Decision: the rewriter for {Module}.{Property} lives inlined inside the module’s existing *.EntityFrameworkCore package, registered from its existing AddGranit{Module}EntityFrameworkCore(...) extension. The architecture test MergeableConventionTests enforces the placement (rewriter assembly must be a *.EntityFrameworkCore or a *.Mergeable — both shapes accepted, but new modules default to inlining).

Granit.Parties.Mergeable remains as a dedicated package because it owns more than one rewriter and a non-trivial aggregate adapter (see §7) — that volume earns its own assembly.

5. Single-Postgres `TransactionScope` orchestration (no DTC)

The orchestrator (EfMergeService<TAggregate> in Granit.EntityMerge.EntityFrameworkCore) runs the merge inside one TransactionScope at IsolationLevel.Serializable:

Idempotency precheck — if the request carries an Idempotency-Key, look up merge_idempotency (key, request_hash, result_blob, created_at). On a hit with matching hash → return the cached result. On a hit with a different hash → 409 (key reused for a different request). Entries kept 24 h.
Pre-lock validation — tenant match, kind match, default-currency match, neither archived, neither already merged.
Open TransactionScope with IsolationLevel.Serializable wrapping every subsequent step.
Take a tenant-wide advisory lock — pg_advisory_xact_lock(hashtext('party-merge-' || tenantId)) (mirrors Granit.Metering.EntityFrameworkCore.MeteringConcurrencyLock).
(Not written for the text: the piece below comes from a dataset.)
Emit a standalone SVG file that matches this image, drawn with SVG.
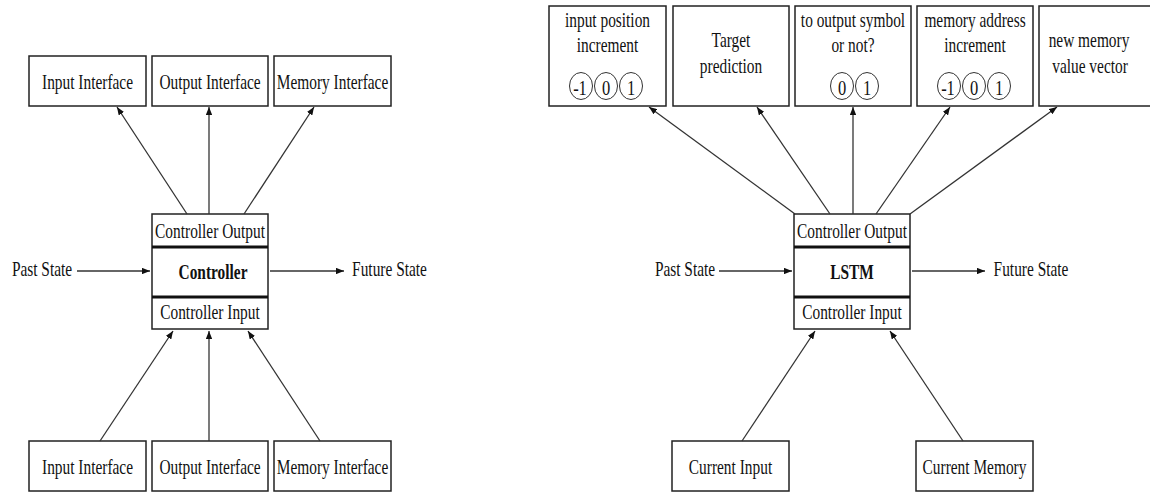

Auto-released on COMMIT/ROLLBACK. Serializes concurrent merges within a tenant; merges across tenants stay parallel.
SELECT … FOR UPDATE on both Party rows and re-validate (re-read MergedIntoId == null on both, re-read RowVersion).
Compute FieldConflict list via the aggregate adapter (see §7) — same call path as preview.
If DryRun: the rewriters are called via their CountAsync overload (SELECT COUNT(*) rather than UPDATE). The TransactionScope is disposed without Complete() → state pre-merge is intact. MergeResult is returned with Conflicts + RewriteCounts.
If live merge:
- survivor.MergeFrom(loser, choices) applies the scalar field choices.
- All registered IReferenceRewriter<Party> instances are iterated. Each opens its own DbContext but enrolls in the ambient TransactionScope via Connection.EnlistTransaction — Npgsql does this automatically when the same connection-string targets the same physical Postgres.
- The aggregate adapter applies the tombstone (MergedIntoId = survivor.Id, MergedAt = clock.Now, Status = Archived) and collapses any prior chain (UPDATE parties SET MergedIntoId = newSurvivor WHERE MergedIntoId = oldSurvivor).
- SaveChangesAsync then transactionScope.Complete().
- Outside the scope: best-effort UPSERT into merge_idempotency.
Outbox — PartyMergedEto is enqueued via the Wolverine outbox in the same SaveChanges, giving downstream consumers (cache invalidation, search index, materialized views) at-least-once delivery.

Why `TransactionScope` and not separate `IDbContextTransaction` per module

The merge legitimately spans 4+ DbContexts (Parties + Invoicing + Subscriptions + CustomerBalance). Coordinating them with explicit per-context transactions would require either:

a saga (commit each context, compensate on partial failure) — viable but the compensation paths are non-trivial (uncommit a PartyId rewrite is itself a rewrite), or
a 2-phase commit / DTC — broken on Linux, ruled out.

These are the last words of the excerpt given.